U.S. Senate candidate James Webb's last name has been cut off on part of the electronic ballot used by voters in Alexandria, Falls Church and Charlottesville because of a computer glitch that also affects other candidates with long names, city officials said yesterday.

The Post report doesn't suggest any malicious intent—the error is the result of an increase in text size, presumably designed to help people vote more easily. But this is just the sort of thing that a close election doesn't need: the appearance of impropriety, even in the absence actual malfeasance. And I presume that our election officials are up-in-arms about the mix-up.

Well, sort of. Rick Sincere, the current Secretary of the Electoral Board in Charlottesville blogs the controversy, explaining that a software fix is available but is stuck in state certification (and informing me, to my delight, that a permanent paper-trail fix is on the way, too; huzzah for that). But Rick also says:

It is the candidate, not the State Board of Elections or the local Electoral Board, who chooses how his name appears on the ballot. If Jim Webb had chosen to have his name appear on the ballot as "James Webb" or "Jim Webb," this would not be an issue.

Hm, methinks that bar is set a wee bit high, Rick. If a particular jurisdiction has limited character space available—even if it's just on the summary page, as in this case—the burden falls on the officials of that jurisdiction to inform each candidate, lest the candidate exceed the available space.

That's the funny thing about bucks. They so rarely stop anywhere. But then, I have an especially long last name, so maybe I'm just touchy. Regardless: extremely disappointing.


Anonymous Anonymous said...

Just wait until the Republicans run a candidate named "Juan Fernando Gomez de la Torre". This issue should eventually drive everyone insane.

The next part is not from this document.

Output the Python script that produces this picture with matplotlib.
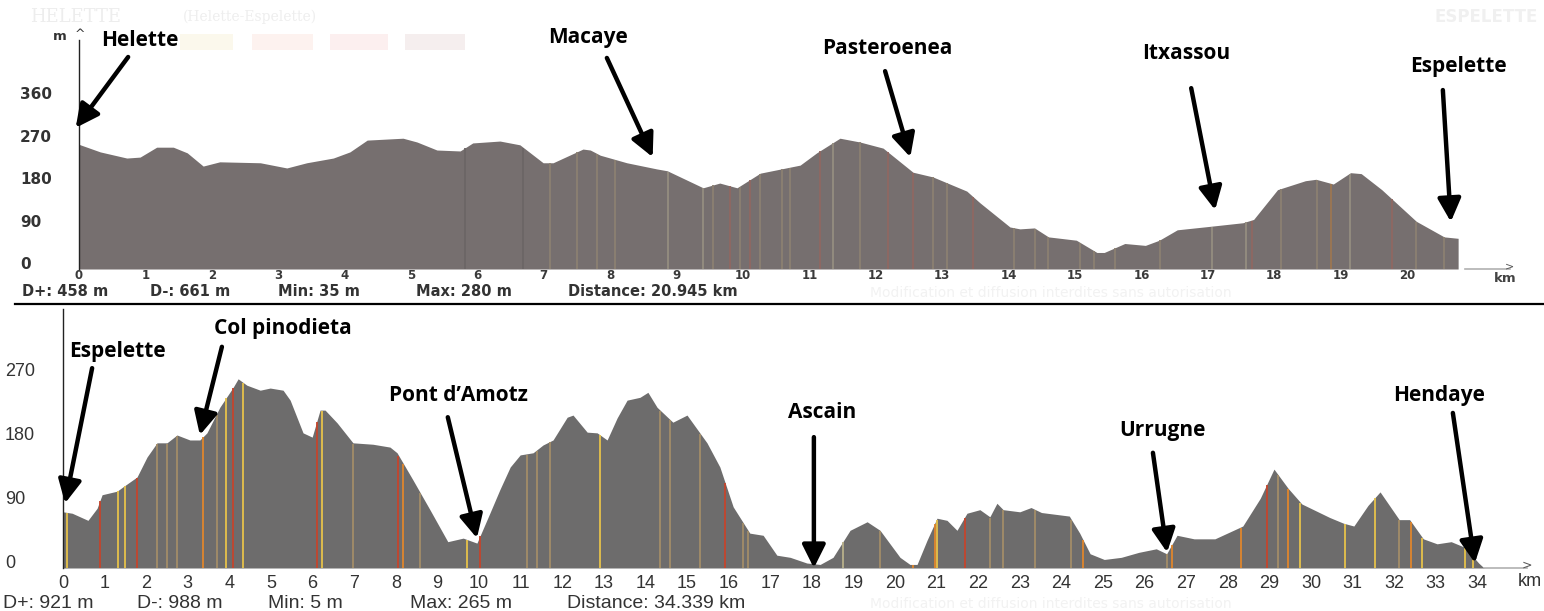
import matplotlib.pyplot as plt
import matplotlib.patches as mpatches
import numpy as np

W, H = 1544, 611

# ---- stage 1 : Helette -> Espelette (km, m)
top_km = [0.0, 0.32, 0.72, 0.92, 1.17, 1.42, 1.63, 1.87, 2.12, 2.73, 3.13, 3.43, 3.83, 4.08,
          4.34, 4.88, 5.09, 5.39, 5.74, 5.93, 6.34, 6.64, 6.99, 7.14, 7.59, 7.70, 7.85, 8.25,
          8.70, 8.86, 9.40, 9.65, 9.91, 10.26, 10.86, 11.11, 11.46, 11.76, 12.11, 12.56, 12.86,
          13.37, 13.57, 14.02, 14.17, 14.39, 14.60, 15.02, 15.33, 15.44, 15.75, 16.06, 16.27,
          16.54, 17.01, 17.53, 17.69, 18.05, 18.47, 18.63, 18.89, 19.15, 19.31, 19.62, 20.14,
          20.56, 20.77]
top_m = [264, 248, 235, 237, 258, 258, 246, 218, 227, 225, 214, 225, 235, 248,
         273, 277, 269, 252, 250, 267, 271, 263, 225, 225, 254, 252, 241, 225,
         212, 208, 172, 182, 172, 203, 220, 246, 277, 269, 256, 205, 195,
         165, 140, 89, 85, 87, 68, 61, 35, 35, 54, 50, 61,
         83, 90, 98, 105, 168, 187, 190, 180, 204, 202, 168, 101,
         68, 65]

# slope stripes (km, colour key)
top_stripes = [(5.81, "d"), (6.69, "d"), (7.09, "t"), (7.5, "t"), (7.8, "t"), (8.07, "t"),
               (8.87, "l"), (9.4, "l"), (9.55, "t"), (9.8, "r"), (9.95, "t"), (10.11, "r"),
               (10.26, "t"), (10.59, "t"), (10.71, "t"), (11.16, "r"), (11.36, "l"),
               (11.76, "t"), (12.18, "r"), (12.56, "r"), (12.86, "t"), (13.07, "t"),
               (13.46, "r"), (14.08, "t"), (14.4, "t"), (14.6, "t"), (15.07, "t"),
               (15.28, "t"), (15.6, "t"), (16.28, "t"), (17.06, "l"), (17.58, "l"),
               (17.66, "r"), (18.1, "t"), (18.64, "t"), (18.86, "o"), (19.14, "l"),
               (19.77, "r"), (20.14, "t"), (20.56, "t")]

# ---- stage 2 : Espelette -> Hendaye (km, m)
bot_km = [0.0, 0.22, 0.6, 0.82, 0.94, 1.3, 1.44, 1.78, 2.02, 2.26, 2.5, 2.74, 3.05, 3.29,
          3.46, 3.77, 4.09, 4.21, 4.42, 4.74, 4.98, 5.29, 5.46, 5.77, 5.99, 6.18, 6.3, 6.59,
          6.97, 7.45, 7.86, 8.03, 8.41, 8.82, 9.25, 9.62, 9.95, 10.26, 10.5, 10.75, 10.99,
          11.3, 11.54, 11.78, 12.12, 12.26, 12.6, 12.84, 13.08, 13.32, 13.56, 13.87, 14.06,
          14.28, 14.66, 15.0, 15.48, 15.79, 16.11, 16.51, 16.83, 17.16, 17.48, 17.88, 18.2,
          18.51, 18.92, 19.33, 19.64, 20.12, 20.36, 20.53, 20.77, 21.01, 21.25, 21.49, 21.73,
          22.04, 22.28, 22.45, 22.6, 23.0, 23.27, 23.52, 24.19, 24.44, 24.69, 25.03, 25.44,
          25.86, 26.28, 26.53, 26.78, 27.19, 27.69, 28.36, 28.78, 29.11, 29.45, 29.78, 30.45,
          30.78, 31.03, 31.37, 31.66, 32.12, 32.37, 32.7, 33.03, 33.37, 33.7, 34.03, 34.16]
bot_m = [79, 77, 67, 84, 103, 108, 114, 128, 156, 176, 176, 187, 180, 180,
         190, 226, 254, 266, 257, 250, 253, 250, 236, 190, 184, 222, 222, 204,
         176, 174, 170, 162, 124, 82, 37, 42, 35, 77, 110, 142, 159,
         162, 173, 180, 212, 215, 191, 190, 180, 211, 236, 240, 247,
         226, 205, 215, 176, 142, 86, 49, 46, 18, 15, 7, 5,
         15, 53, 65, 53, 15, 5, 5, 39, 70, 67, 53, 77,
         82, 72, 91, 82, 79, 85, 78, 73, 49, 20, 12, 15,
         22, 27, 20, 46, 41, 41, 59, 98, 139, 112, 90, 71,
         63, 59, 88, 107, 68, 68, 41, 34, 37, 29, 7, 0]

bot_stripes = [(0.09, "y"), (0.89, "r"), (1.33, "y"), (1.49, "y"), (1.77, "r"), (2.25, "t"),
               (2.49, "t"), (2.73, "t"), (3.37, "o"), (3.69, "t"), (3.93, "y"), (4.09, "r"),
               (4.33, "y"), (6.1, "r"), (6.22, "y"), (6.98, "t"), (8.06, "r"), (8.18, "o"),
               (8.58, "t"), (9.7, "y"), (10.03, "r"), (11.15, "t"), (11.39, "t"), (11.7, "t"),
               (12.9, "y"), (14.35, "t"), (14.59, "t"), (15.31, "t"), (15.91, "r"),
               (16.35, "t"), (16.47, "t"), (18.76, "l"), (19.64, "t"), (20.43, "o"),
               (20.96, "o"), (21.0, "y"), (21.68, "r"), (22.28, "t"), (22.6, "t"),
               (23.36, "t"), (24.23, "t"), (24.52, "o"), (26.53, "t"), (26.66, "o"),
               (28.32, "o"), (28.94, "r"), (29.2, "t"), (29.45, "o"), (29.74, "y"),
               (30.82, "y"), (31.54, "y"), (32.12, "t"), (32.4, "o"), (32.67, "y"),
               (33.7, "y"), (33.9, "y")]

top_stats = ["D+: 458 m", "D-: 661 m", "Min: 35 m", "Max: 280 m", "Distance: 20.945 km"]
bot_stats = ["D+: 921 m", "D-: 988 m", "Min: 5 m", "Max: 265 m", "Distance: 34.339 km"]

# place names: (label, text km, text m, arrow tail km, m, arrow tip km, m)
top_places = [("Helette", 0.92, 485, 0.74, 449, -0.05, 299),
              ("Macaye", 7.67, 491, 7.95, 447, 8.64, 237),
              ("Pasteroenea", 12.18, 466, 12.14, 419, 12.52, 237),
              ("Itxassou", 16.67, 457, 16.75, 383, 17.11, 125),
              ("Espelette", 20.78, 428, 20.54, 379, 20.66, 100)]
bot_places = [("Espelette", 1.32, 304, 0.70, 281, 0.05, 91),
              ("Col pinodieta", 5.29, 337, 3.82, 311, 3.29, 187),
              ("Pont d\u2019Amotz", 9.5, 243, 9.25, 212, 9.95, 42),
              ("Ascain", 18.25, 218, 18.05, 184, 18.05, 0),
              ("Urrugne", 26.42, 194, 26.2, 162, 26.54, 22),
              ("Hendaye", 33.08, 243, 33.41, 218, 33.94, 7)]

top_colors = {"d": "#6c6666", "t": "#8c8072", "l": "#958d80", "r": "#8f6862", "o": "#9c7652"}
bot_colors = {"y": "#e6c24a", "o": "#e0862c", "r": "#c4452c", "t": "#a38d68", "l": "#b8b08a"}

fig = plt.figure(figsize=(W / 100, H / 100), dpi=100)


def fx(x):
    return x / W


def fy(y):
    return 1 - y / H


def draw_panel(ax, km, m, stripes, colors, fill, places):
    ax.fill_between(km, m, 0, color=fill, lw=0, zorder=1)
    for k, c in stripes:
        ax.vlines(k, 0, np.interp(k, km, m) - 1, color=colors[c], lw=1.3, zorder=2)
    for name, tx, ty, ax0, ay0, ax1_, ay1 in places:
        ax.text(tx, ty, name, ha="center", va="center", fontsize=15,
                family="Open Sans", fontweight="bold", color="black", clip_on=False)
        ax.annotate("", xy=(ax1_, ay1), xytext=(ax0, ay0), annotation_clip=False,
                    arrowprops=dict(arrowstyle="-|>,head_length=0.7,head_width=0.35",
                                    lw=3.2, color="black", shrinkA=0, shrinkB=0,
                                    mutation_scale=20))
    for s in ax.spines.values():
        s.set_visible(False)
    ax.patch.set_alpha(0)


# top panel
ax1 = fig.add_axes([fx(79), fy(269), 1 - fx(79), 269 / H])
ax1.set_xlim(0, (W - 79) / 66.4)
ax1.set_ylim(0, 269 * 2.118)
draw_panel(ax1, top_km, top_m, top_stripes, top_colors, "#766f6f", top_places)
ax1.set_xticks(range(0, 21))
ax1.set_yticks([0, 90, 180, 270, 360])
ax1.tick_params(axis="x", length=0, pad=0.3, labelsize=8.5, labelcolor="#3a3a3a")
ax1.tick_params(axis="y", length=0, pad=42.5, labelsize=11, labelcolor="#333333")
for lbl in ax1.get_xticklabels():
    lbl.set_fontweight("bold")
for lbl in ax1.get_yticklabels():
    lbl.set_fontweight("bold")
    lbl.set_ha("left")
    lbl.set_va("baseline")
ax1.plot([0, 0], [0, 485], color="#222222", lw=1, clip_on=False)
fig.text(fx(80), fy(34), "^", ha="center", va="center", fontsize=9, color="#333333")
fig.text(fx(60), fy(36), "m", ha="center", va="center", fontsize=9.5, color="#333333",
         fontweight="bold")
ax1.plot([(1465 - 79) / 66.4, (1510 - 79) / 66.4], [0, 0], color="#b0b0b0",
         lw=1.2, clip_on=False)
fig.text(fx(1510), fy(266), ">", ha="center", va="center", fontsize=8, color="#555555")
fig.text(fx(1505), fy(279), "km", ha="center", va="center", fontsize=9.5, color="#444444",
         fontweight="bold")

# bottom panel
ax2 = fig.add_axes([fx(63), fy(568), 1 - fx(63), 263 / H])
ax2.set_xlim(0, (W - 63) / 41.6)
ax2.set_ylim(0, 263 * 1.406)
draw_panel(ax2, bot_km, bot_m, bot_stripes, bot_colors, "#6d6c6c", bot_places)
ax2.set_xticks(range(0, 35))
ax2.set_yticks([0, 90, 180, 270])
ax2.tick_params(axis="x", length=0, pad=5, labelsize=13, labelcolor="#333333")
ax2.tick_params(axis="y", length=0, pad=41.8, labelsize=13, labelcolor="#333333")
for lbl in ax2.get_xticklabels() + ax2.get_yticklabels():
    lbl.set_family("Liberation Sans")
for lbl in ax2.get_yticklabels():
    lbl.set_ha("left")
    lbl.set_va("baseline")
ax2.plot([0, 0], [0, 364], color="#222222", lw=1, clip_on=False)
ax2.plot([(1484 - 63) / 41.6, (1527 - 63) / 41.6], [0, 0], color="#b0b0b0", lw=1.2,
         clip_on=False)
fig.text(fx(1527), fy(565), ">", ha="center", va="center", fontsize=9, color="#555555")
fig.text(fx(1530), fy(581), "km", ha="center", va="center", fontsize=13, color="#333333",
         family="Liberation Sans")

# summary lines under each profile
for s, x in zip(top_stats, [22, 150, 278, 416, 568]):
    fig.text(fx(x), fy(291), s, ha="left", va="center", fontsize=10.5, fontweight="bold",
             color="#333333")
for s, x in zip(bot_stats, [3, 137, 268, 410, 567]):
    fig.text(fx(x), fy(603), s, ha="left", va="center", fontsize=14, color="#333333",
             family="Liberation Sans")

# faint watermark texts of the original site
fig.text(fx(30), fy(17), "HELETTE", fontsize=13, family="DejaVu Serif", color="#ededed",
         va="center")
fig.text(fx(183), fy(17), "(Helette-Espelette)", fontsize=10, family="DejaVu Serif",
         color="#eeeeee", va="center")
fig.text(fx(1435), fy(17), "ESPELETTE", fontsize=12, fontweight="bold", color="#f0f0f0",
         va="center")
for x0, x1, c in [(180, 233, "#fbf8ec"), (252, 313, "#fdf2ef"),
                  (330, 388, "#fcefef"), (405, 465, "#f5eeee")]:
    fig.patches.append(mpatches.Rectangle((fx(x0), fy(50)), fx(x1) - fx(x0), 16 / H,
                                          transform=fig.transFigure, color=c, lw=0))
fig.text(fx(870), fy(293), "Modification et diffusion interdites sans autorisation",
         fontsize=10, color="#f2f2f2", va="center")
fig.text(fx(870), fy(604), "Modification et diffusion interdites sans autorisation",
         fontsize=10, color="#f2f2f2", va="center")

# separator between the two stages
fig.lines.append(plt.Line2D([fx(15), 1], [fy(304), fy(304)], transform=fig.transFigure,
                            color="black", lw=1.6))

fig.savefig("out.png", dpi=100, facecolor="white")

The Dems are trying to make sure that voters are clearly informed, and that the most effective, realistic work-around is in place. Check out for more discussion of this issue.

25/10/06 1:09 PM  
Blogger Andrea said...

Is it just me, or is James Webb a rather short name?

25/10/06 2:30 PM  
Blogger Stanley said...

Linda: I was actually thinking about hispanic names—which often include two surnames—when I wrote this post. Interesting website, thanks.

Andrea: nope, it's not just you. Thing is, Webb requested to be listed as James H. "Jim" Webb, still pretty short in my book, but too long for a certain part of the ballot (the confirmation screen at the end).